◆ **Problem requirements**
Extract, exactly, the lines from the line containing "Give me the" to the line containing "950, 960, 970, 980, 990, 1000, 1020, 1040, 1060, 1080, 1100]", with both lines included and any pictures left out.

◆ **Supplied data**
____

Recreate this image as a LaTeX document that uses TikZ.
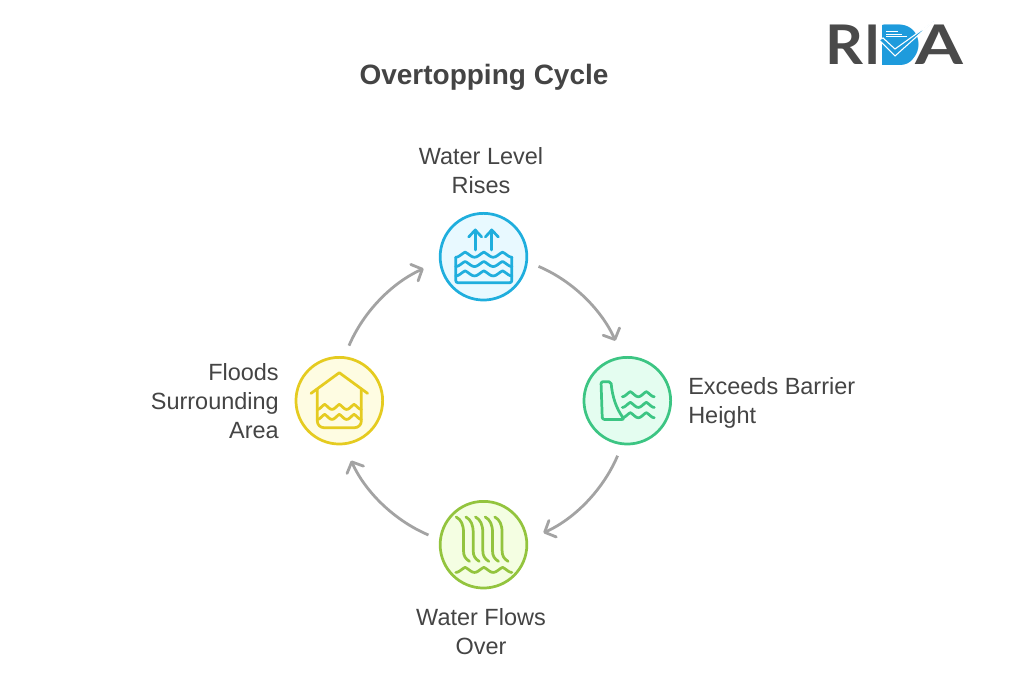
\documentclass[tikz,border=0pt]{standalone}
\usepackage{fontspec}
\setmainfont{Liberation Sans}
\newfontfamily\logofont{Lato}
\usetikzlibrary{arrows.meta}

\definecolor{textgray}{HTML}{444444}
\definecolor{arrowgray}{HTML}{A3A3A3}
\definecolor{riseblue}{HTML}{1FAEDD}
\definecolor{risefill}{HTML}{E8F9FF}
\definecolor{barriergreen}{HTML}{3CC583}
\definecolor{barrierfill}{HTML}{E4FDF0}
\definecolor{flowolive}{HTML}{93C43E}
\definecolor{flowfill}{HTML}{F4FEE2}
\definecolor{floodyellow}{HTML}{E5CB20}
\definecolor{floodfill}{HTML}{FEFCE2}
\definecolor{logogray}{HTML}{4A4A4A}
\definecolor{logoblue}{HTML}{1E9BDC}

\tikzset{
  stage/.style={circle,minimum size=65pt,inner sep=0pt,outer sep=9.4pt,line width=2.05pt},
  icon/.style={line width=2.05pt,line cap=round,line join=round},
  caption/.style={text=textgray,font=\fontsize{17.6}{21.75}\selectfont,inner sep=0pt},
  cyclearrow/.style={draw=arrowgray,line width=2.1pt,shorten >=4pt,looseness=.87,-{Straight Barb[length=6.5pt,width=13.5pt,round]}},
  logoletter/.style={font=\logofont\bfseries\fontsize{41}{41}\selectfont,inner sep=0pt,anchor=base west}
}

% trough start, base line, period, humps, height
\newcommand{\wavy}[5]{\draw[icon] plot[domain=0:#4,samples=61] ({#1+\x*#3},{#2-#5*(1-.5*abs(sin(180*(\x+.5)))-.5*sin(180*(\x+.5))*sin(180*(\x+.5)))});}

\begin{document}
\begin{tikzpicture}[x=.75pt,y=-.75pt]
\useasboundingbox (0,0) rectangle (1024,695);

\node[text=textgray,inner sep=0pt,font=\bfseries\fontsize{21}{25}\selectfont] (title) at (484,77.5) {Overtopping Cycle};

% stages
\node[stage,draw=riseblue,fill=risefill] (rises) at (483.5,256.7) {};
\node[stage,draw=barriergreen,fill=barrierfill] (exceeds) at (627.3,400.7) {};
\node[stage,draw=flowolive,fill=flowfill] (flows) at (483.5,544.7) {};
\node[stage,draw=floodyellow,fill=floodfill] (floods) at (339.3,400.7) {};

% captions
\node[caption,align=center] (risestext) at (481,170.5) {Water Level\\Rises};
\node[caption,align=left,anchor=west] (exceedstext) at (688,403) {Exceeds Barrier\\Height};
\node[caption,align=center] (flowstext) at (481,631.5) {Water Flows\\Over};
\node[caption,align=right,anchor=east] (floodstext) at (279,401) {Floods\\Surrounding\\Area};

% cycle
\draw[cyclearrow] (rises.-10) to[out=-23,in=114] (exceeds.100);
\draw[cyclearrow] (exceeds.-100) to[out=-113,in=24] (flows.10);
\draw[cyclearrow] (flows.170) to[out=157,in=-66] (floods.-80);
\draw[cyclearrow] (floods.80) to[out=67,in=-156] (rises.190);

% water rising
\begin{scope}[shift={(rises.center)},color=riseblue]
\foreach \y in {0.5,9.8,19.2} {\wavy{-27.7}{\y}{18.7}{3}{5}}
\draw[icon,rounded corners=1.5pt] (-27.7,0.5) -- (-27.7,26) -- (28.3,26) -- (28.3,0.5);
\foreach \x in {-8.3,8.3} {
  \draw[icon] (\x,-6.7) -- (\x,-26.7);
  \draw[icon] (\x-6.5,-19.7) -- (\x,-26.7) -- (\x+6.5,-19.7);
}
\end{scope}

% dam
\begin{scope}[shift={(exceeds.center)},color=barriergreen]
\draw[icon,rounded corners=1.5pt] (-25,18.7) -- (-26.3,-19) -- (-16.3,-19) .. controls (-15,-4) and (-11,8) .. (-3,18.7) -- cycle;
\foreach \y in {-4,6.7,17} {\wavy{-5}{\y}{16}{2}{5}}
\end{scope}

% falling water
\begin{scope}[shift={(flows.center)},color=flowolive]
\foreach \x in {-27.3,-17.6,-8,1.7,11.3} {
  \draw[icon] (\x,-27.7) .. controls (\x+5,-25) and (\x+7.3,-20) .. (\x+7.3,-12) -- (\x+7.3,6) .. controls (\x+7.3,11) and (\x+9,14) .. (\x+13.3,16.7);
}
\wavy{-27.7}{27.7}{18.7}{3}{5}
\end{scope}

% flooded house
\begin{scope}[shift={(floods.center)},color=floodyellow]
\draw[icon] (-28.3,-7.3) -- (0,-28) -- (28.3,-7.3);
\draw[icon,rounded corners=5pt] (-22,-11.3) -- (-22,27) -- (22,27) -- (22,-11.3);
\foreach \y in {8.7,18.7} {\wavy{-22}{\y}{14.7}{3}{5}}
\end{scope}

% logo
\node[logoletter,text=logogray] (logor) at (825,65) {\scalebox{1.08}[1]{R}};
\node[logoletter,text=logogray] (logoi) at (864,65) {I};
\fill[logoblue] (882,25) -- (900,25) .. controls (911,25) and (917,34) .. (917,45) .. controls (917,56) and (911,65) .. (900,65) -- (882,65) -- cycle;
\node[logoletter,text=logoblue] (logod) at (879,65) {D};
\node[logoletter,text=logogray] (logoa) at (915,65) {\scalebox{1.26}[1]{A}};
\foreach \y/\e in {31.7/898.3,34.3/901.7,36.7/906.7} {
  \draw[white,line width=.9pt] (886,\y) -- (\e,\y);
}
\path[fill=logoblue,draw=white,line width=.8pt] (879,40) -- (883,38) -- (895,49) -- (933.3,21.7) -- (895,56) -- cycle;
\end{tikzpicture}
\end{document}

____

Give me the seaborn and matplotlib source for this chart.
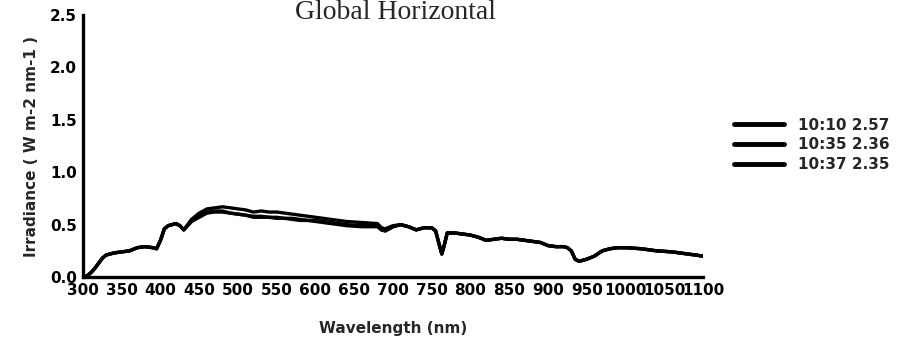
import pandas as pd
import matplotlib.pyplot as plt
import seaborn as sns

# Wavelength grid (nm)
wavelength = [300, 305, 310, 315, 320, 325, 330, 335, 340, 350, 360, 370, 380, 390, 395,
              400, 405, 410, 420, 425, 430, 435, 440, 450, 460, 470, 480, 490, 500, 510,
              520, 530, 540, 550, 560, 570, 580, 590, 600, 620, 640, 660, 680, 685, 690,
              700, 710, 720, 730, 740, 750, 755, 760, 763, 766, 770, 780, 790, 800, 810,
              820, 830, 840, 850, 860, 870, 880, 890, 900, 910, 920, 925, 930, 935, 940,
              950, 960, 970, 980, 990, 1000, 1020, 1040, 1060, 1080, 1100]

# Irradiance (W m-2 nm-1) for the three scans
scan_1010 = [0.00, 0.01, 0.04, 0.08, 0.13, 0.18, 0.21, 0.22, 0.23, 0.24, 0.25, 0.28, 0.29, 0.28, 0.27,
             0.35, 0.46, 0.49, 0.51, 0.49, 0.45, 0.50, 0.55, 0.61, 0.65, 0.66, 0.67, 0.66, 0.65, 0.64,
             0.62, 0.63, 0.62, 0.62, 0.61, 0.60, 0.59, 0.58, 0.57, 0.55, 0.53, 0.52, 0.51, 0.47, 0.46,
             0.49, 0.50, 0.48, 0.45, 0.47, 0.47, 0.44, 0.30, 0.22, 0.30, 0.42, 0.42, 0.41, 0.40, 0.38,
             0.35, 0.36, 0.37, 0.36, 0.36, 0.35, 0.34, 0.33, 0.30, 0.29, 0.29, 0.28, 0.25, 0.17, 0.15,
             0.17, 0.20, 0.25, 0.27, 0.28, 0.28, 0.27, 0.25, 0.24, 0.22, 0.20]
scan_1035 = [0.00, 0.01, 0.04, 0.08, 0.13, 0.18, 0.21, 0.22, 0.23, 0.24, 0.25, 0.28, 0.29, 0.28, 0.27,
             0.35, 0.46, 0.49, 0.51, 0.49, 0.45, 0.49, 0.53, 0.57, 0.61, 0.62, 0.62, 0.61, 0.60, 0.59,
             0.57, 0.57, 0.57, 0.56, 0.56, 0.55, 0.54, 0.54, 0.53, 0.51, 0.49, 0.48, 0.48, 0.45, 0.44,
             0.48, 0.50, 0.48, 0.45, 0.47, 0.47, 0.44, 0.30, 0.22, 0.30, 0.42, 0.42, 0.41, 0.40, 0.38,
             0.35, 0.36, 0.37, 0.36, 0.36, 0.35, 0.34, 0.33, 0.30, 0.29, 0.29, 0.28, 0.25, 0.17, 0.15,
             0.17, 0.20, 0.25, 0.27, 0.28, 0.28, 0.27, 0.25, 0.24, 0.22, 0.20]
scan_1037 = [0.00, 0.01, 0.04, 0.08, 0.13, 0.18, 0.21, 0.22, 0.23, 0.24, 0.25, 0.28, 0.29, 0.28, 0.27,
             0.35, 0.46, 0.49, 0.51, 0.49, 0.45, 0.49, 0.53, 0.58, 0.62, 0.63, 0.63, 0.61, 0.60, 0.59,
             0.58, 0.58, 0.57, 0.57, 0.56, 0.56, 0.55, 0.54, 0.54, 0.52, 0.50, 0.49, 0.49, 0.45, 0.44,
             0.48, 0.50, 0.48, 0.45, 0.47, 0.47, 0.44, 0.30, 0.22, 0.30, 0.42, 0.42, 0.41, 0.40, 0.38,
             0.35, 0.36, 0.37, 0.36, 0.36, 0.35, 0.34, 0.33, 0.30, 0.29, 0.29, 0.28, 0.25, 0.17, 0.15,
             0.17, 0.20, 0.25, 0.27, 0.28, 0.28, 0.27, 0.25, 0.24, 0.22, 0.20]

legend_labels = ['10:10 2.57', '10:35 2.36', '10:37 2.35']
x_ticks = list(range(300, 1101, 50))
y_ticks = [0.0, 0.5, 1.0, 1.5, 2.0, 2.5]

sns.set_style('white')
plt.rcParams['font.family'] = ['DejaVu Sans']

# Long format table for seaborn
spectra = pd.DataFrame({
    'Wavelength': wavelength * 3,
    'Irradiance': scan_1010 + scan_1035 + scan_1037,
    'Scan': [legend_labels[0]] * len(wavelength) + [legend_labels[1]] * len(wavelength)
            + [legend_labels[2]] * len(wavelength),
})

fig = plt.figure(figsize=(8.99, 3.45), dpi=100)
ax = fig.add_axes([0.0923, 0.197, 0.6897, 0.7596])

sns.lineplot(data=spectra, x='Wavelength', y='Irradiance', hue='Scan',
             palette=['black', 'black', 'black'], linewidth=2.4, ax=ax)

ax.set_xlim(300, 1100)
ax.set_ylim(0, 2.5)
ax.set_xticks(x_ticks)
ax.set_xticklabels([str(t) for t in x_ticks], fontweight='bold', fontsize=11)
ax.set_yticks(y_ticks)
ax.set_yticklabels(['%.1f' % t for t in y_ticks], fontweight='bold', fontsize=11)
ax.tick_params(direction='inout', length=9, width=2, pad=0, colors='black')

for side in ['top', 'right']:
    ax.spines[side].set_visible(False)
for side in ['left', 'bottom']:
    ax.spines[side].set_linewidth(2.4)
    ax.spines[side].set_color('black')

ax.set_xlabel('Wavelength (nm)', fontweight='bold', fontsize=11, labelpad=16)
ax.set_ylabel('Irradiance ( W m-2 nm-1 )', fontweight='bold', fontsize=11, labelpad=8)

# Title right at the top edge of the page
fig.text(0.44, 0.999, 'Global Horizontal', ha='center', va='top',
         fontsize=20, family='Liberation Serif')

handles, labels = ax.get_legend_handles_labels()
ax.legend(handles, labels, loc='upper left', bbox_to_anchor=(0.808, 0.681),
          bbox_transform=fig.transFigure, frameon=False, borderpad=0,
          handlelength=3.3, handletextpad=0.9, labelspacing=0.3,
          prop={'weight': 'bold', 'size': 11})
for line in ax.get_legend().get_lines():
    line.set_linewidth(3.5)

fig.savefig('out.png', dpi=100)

____

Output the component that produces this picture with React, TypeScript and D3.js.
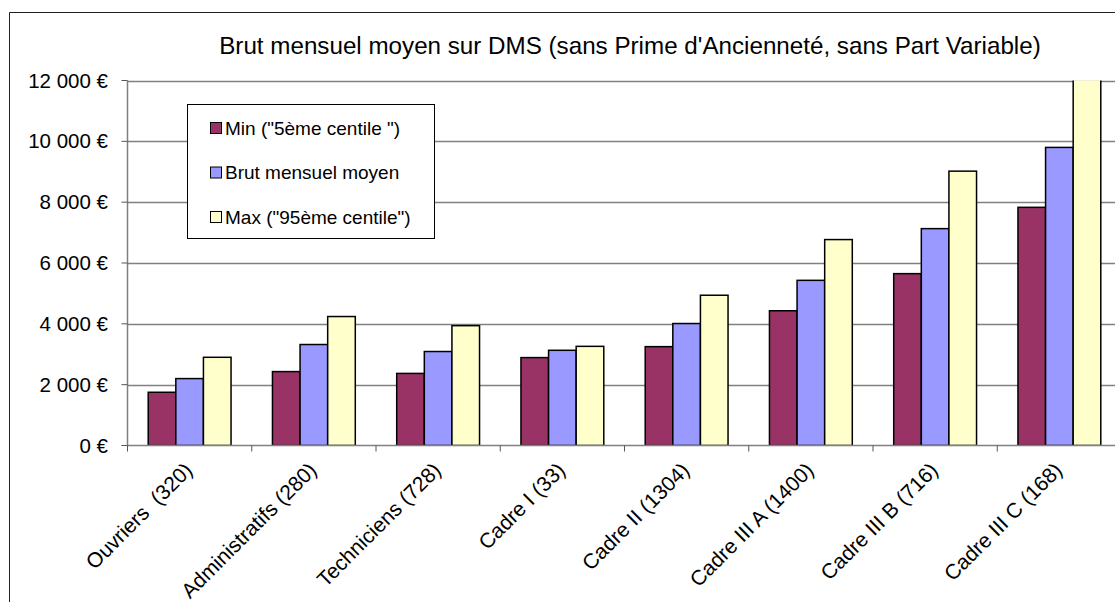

____

◆ **Solution for this problem**
Give me the seaborn and matplotlib source for this chart.
import pandas as pd
import matplotlib.pyplot as plt
import seaborn as sns

# Wavelength grid (nm)
wavelength = [300, 305, 310, 315, 320, 325, 330, 335, 340, 350, 360, 370, 380, 390, 395,
              400, 405, 410, 420, 425, 430, 435, 440, 450, 460, 470, 480, 490, 500, 510,
              520, 530, 540, 550, 560, 570, 580, 590, 600, 620, 640, 660, 680, 685, 690,
              700, 710, 720, 730, 740, 750, 755, 760, 763, 766, 770, 780, 790, 800, 810,
              820, 830, 840, 850, 860, 870, 880, 890, 900, 910, 920, 925, 930, 935, 940,
              950, 960, 970, 980, 990, 1000, 1020, 1040, 1060, 1080, 1100]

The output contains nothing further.